South Korean director Lim Hyun-wook, himself a former reporter before moving into variety shows and dramas – most recently 2023’s smash hit King The Land – said the profession was baked into the set-up from the start.

“The whole story kicks off because Gyeong-do’s job puts him in this situation,” he said. “Without him being a reporter, none of it could have happened.”

Park drew from his own experience working the press circuit. “Early in my career, I must’ve hit 50 to 70 newsrooms in a single week doing interviews,” he said. “I still remember the vibe, the different atmospheres of newsrooms.

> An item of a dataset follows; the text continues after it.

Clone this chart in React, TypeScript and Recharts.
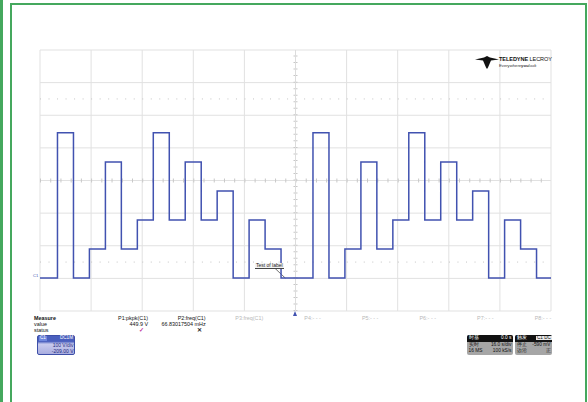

All of that came flooding back.”

Park Seo-joon (left) and Won Ji-an at the Seoul press event for Surely Tomorrow.

PHOTO: PRIME VIDEO

South Korean actress Won Ji-an, 26, plays Ji-woo, a chaebol heiress whose polished surface masks deeper insecurities.

Won broke out in 2024 as the doomed Player 380 in the second season of hit K-series Squid Game (2021 to 2025), the tough-as-nails tomboy who meets a brutal end. Surely Tomorrow marks her first lead in a major network drama.

The 11-year age gap between the leads predictably came up. Park admitted he had been self-conscious at first.

“But once we actually met, she was incredibly mature,” he said. “I don’t know what she’s been through, but there’s this seasoned quality to her.”

Won brushed off concerns about working alongside someone a decade older. “I actually learnt a lot from the experience,” she said. “I haven’t hit my 30s yet, so whenever I needed to figure out how to play that age, I’d just watch him and follow his lead.”

The structure jumps between three time periods – not chronologically, but emotionally. “What matters isn’t when something happened,” Lim said. “It’s where these two are at emotionally in any given moment.”

Park pushed back a bit on the “romance” label. “To me, it feels closer to melodrama,” he said. “There’s a lot here that people can actually relate to. These are conflicts rooted in reality.” THE KOREA HERALD/ASIA NEWS NETWORK

  • Surely Tomorrow premieres on Prime Video on Dec 6.